> _WORK TO COMPLETE_
For this exercise, write out exactly, and only, the lines running from the line that contains "Convert this diagram to TikZ code." through the line that contains "(t1lu) at (441,232.5)".

> _DATASET ROWS_
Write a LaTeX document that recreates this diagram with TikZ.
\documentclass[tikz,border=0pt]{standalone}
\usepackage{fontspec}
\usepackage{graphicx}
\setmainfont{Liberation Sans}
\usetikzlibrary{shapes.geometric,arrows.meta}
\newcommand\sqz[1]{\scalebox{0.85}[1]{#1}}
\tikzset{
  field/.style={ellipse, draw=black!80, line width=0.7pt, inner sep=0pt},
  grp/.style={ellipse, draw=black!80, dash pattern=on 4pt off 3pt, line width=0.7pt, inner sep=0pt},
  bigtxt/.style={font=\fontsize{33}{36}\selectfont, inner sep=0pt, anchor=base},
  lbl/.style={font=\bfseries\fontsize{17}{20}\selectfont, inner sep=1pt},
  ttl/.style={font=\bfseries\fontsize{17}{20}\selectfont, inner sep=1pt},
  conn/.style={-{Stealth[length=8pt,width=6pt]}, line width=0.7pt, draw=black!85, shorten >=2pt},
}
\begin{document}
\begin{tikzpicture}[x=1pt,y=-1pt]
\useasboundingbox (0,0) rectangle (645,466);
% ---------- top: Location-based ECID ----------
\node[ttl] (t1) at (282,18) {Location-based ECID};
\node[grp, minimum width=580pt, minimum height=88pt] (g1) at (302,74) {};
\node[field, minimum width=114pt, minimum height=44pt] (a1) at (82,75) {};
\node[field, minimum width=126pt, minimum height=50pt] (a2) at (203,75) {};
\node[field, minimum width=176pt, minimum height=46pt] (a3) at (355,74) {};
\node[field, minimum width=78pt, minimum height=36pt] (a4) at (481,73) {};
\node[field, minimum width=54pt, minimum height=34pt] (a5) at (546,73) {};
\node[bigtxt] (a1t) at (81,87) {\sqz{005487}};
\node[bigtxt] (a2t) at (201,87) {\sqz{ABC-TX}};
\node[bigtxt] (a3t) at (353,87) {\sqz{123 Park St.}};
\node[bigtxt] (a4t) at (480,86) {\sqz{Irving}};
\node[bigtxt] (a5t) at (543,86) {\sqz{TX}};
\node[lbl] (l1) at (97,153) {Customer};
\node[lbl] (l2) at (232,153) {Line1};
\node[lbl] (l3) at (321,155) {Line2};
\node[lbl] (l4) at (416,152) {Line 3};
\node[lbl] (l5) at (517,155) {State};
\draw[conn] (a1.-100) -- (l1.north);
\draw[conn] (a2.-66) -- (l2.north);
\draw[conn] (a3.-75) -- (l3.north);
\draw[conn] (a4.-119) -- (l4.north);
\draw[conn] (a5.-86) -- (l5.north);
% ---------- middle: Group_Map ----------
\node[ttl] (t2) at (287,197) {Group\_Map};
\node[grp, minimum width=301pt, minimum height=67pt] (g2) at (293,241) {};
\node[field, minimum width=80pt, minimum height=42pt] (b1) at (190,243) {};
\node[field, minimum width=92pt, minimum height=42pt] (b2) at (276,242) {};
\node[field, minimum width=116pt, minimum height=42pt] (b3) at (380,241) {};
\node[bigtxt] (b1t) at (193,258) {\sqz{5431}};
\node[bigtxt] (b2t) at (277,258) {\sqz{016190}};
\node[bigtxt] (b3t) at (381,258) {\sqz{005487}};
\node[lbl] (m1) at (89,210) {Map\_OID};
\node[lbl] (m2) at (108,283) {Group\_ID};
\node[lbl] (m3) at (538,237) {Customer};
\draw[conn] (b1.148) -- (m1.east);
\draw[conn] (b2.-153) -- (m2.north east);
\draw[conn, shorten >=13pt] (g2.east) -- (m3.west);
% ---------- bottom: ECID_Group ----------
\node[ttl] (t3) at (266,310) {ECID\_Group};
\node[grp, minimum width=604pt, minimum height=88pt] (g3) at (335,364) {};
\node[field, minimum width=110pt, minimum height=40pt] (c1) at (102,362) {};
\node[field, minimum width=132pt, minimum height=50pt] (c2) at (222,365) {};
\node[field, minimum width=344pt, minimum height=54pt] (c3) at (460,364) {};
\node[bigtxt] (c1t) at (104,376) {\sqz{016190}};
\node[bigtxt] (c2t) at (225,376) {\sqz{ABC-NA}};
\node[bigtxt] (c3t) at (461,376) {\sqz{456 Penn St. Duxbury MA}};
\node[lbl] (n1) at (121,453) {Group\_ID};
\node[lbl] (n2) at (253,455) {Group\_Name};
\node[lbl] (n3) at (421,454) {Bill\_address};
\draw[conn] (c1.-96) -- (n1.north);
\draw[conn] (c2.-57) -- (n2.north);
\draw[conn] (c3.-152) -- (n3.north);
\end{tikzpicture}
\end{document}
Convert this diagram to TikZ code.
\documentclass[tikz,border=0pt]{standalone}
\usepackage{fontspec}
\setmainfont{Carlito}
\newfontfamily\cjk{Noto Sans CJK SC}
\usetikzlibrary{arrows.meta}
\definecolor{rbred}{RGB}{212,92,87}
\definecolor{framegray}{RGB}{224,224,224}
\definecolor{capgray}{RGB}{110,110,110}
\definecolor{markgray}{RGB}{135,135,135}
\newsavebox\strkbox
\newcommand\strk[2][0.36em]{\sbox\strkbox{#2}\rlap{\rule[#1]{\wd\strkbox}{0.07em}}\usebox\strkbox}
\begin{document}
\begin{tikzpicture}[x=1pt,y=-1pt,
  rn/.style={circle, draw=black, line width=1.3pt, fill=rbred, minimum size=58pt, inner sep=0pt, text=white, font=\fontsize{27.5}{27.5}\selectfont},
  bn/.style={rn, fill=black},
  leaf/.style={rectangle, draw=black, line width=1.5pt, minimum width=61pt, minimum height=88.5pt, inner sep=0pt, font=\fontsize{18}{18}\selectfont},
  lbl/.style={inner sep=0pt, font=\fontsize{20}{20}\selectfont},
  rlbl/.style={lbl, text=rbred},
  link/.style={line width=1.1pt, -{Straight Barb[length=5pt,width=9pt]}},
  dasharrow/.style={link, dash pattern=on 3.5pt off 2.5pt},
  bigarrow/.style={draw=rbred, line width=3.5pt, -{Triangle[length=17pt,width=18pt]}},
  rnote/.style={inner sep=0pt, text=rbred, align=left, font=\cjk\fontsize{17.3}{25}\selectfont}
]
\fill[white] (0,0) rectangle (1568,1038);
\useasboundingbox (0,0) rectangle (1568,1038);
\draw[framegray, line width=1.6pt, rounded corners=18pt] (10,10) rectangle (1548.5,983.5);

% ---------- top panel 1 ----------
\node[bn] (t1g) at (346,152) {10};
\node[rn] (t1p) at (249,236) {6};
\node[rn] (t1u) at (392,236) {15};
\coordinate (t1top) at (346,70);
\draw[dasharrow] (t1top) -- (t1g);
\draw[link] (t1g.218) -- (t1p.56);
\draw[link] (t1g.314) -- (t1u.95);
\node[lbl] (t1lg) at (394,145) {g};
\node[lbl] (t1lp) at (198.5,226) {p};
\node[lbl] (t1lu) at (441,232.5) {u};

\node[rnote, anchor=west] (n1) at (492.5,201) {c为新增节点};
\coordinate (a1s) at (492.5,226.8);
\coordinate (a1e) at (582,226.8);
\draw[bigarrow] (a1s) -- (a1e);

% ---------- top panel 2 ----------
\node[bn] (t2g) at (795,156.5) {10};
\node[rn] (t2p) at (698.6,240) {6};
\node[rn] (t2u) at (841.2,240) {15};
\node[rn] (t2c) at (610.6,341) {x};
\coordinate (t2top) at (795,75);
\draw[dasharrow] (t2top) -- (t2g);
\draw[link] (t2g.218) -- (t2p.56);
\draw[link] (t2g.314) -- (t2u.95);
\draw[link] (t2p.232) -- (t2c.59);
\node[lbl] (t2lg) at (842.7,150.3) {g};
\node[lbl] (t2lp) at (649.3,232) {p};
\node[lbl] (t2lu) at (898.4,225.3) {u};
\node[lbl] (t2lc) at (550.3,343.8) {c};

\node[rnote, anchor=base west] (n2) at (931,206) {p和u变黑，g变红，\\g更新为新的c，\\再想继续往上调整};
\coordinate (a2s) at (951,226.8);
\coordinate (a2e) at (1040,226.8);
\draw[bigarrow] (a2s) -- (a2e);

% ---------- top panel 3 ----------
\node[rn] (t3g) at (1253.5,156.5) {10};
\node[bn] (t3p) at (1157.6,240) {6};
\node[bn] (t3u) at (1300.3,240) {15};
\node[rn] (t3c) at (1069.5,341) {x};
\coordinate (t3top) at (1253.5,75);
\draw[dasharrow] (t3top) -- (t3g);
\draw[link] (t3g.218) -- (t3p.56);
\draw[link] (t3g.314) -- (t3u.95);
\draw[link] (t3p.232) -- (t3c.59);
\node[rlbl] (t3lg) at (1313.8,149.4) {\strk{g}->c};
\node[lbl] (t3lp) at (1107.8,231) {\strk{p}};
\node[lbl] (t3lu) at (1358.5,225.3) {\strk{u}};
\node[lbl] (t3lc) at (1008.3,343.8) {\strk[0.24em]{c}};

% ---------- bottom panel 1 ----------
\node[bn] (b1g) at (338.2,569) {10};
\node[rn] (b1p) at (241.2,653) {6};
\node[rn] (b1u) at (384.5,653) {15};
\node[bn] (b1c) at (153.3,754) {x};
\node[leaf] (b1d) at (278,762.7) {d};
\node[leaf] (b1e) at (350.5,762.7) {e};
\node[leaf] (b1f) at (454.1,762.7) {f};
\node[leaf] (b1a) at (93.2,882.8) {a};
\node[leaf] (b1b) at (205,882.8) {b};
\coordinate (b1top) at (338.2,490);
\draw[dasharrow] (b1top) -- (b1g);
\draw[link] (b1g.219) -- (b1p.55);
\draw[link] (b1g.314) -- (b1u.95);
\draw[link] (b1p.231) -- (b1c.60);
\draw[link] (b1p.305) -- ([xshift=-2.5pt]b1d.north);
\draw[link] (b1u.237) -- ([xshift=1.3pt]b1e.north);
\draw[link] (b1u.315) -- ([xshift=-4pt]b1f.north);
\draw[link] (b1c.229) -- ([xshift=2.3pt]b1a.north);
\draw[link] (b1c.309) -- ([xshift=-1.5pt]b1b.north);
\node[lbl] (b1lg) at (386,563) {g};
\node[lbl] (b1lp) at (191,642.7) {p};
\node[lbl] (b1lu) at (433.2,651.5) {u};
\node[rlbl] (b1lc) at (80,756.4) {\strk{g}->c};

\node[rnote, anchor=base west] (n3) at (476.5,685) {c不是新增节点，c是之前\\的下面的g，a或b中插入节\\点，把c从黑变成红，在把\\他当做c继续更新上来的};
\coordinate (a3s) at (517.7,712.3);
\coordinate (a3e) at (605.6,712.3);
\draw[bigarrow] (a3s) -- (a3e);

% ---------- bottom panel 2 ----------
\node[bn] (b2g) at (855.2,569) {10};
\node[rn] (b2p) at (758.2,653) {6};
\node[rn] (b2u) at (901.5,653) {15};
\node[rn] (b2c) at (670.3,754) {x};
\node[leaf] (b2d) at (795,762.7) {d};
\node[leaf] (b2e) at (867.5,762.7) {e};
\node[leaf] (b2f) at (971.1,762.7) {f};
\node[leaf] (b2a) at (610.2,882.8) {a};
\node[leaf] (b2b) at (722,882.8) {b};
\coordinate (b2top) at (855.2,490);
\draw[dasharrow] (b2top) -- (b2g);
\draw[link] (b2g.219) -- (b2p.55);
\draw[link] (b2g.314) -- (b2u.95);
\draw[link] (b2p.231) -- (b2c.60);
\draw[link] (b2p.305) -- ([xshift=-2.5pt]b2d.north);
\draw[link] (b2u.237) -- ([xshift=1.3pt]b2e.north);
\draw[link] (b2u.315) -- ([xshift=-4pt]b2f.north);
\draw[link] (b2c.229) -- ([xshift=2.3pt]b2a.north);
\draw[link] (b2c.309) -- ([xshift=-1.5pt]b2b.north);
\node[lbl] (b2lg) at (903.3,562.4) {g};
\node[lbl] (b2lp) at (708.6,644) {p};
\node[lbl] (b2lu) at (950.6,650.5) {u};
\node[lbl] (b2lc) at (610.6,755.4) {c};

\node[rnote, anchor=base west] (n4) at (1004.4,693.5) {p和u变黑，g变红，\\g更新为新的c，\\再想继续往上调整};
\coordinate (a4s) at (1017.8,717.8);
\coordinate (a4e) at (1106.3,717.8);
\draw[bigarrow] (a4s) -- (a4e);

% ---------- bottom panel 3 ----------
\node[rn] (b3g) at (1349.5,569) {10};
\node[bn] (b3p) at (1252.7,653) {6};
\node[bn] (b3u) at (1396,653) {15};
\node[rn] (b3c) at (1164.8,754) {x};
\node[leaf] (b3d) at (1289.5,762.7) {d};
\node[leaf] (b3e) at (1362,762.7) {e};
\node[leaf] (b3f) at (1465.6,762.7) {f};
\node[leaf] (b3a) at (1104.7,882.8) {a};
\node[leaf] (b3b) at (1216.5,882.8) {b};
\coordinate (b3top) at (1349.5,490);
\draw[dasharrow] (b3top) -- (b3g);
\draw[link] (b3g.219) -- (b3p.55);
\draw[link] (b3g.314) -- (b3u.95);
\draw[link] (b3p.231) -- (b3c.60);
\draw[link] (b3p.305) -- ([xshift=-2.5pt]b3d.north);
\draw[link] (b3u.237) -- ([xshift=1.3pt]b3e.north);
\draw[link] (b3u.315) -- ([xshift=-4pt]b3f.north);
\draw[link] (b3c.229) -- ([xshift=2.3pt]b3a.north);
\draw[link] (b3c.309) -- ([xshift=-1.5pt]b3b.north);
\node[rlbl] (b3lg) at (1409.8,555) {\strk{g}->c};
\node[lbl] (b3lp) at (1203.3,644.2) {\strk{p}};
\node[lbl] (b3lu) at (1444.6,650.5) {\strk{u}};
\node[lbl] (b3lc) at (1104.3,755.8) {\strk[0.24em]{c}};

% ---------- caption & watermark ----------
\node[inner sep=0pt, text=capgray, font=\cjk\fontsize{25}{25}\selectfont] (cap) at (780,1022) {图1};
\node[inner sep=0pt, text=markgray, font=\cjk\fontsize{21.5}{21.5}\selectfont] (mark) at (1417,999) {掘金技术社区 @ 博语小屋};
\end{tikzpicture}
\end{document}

> _ANSWER TO THIS EXERCISE_
Convert this diagram to TikZ code.
\documentclass[tikz,border=0pt]{standalone}
\usepackage{fontspec}
\setmainfont{Carlito}
\newfontfamily\cjk{Noto Sans CJK SC}
\usetikzlibrary{arrows.meta}
\definecolor{rbred}{RGB}{212,92,87}
\definecolor{framegray}{RGB}{224,224,224}
\definecolor{capgray}{RGB}{110,110,110}
\definecolor{markgray}{RGB}{135,135,135}
\newsavebox\strkbox
\newcommand\strk[2][0.36em]{\sbox\strkbox{#2}\rlap{\rule[#1]{\wd\strkbox}{0.07em}}\usebox\strkbox}
\begin{document}
\begin{tikzpicture}[x=1pt,y=-1pt,
  rn/.style={circle, draw=black, line width=1.3pt, fill=rbred, minimum size=58pt, inner sep=0pt, text=white, font=\fontsize{27.5}{27.5}\selectfont},
  bn/.style={rn, fill=black},
  leaf/.style={rectangle, draw=black, line width=1.5pt, minimum width=61pt, minimum height=88.5pt, inner sep=0pt, font=\fontsize{18}{18}\selectfont},
  lbl/.style={inner sep=0pt, font=\fontsize{20}{20}\selectfont},
  rlbl/.style={lbl, text=rbred},
  link/.style={line width=1.1pt, -{Straight Barb[length=5pt,width=9pt]}},
  dasharrow/.style={link, dash pattern=on 3.5pt off 2.5pt},
  bigarrow/.style={draw=rbred, line width=3.5pt, -{Triangle[length=17pt,width=18pt]}},
  rnote/.style={inner sep=0pt, text=rbred, align=left, font=\cjk\fontsize{17.3}{25}\selectfont}
]
\fill[white] (0,0) rectangle (1568,1038);
\useasboundingbox (0,0) rectangle (1568,1038);
\draw[framegray, line width=1.6pt, rounded corners=18pt] (10,10) rectangle (1548.5,983.5);

% ---------- top panel 1 ----------
\node[bn] (t1g) at (346,152) {10};
\node[rn] (t1p) at (249,236) {6};
\node[rn] (t1u) at (392,236) {15};
\coordinate (t1top) at (346,70);
\draw[dasharrow] (t1top) -- (t1g);
\draw[link] (t1g.218) -- (t1p.56);
\draw[link] (t1g.314) -- (t1u.95);
\node[lbl] (t1lg) at (394,145) {g};
\node[lbl] (t1lp) at (198.5,226) {p};
\node[lbl] (t1lu) at (441,232.5) {u};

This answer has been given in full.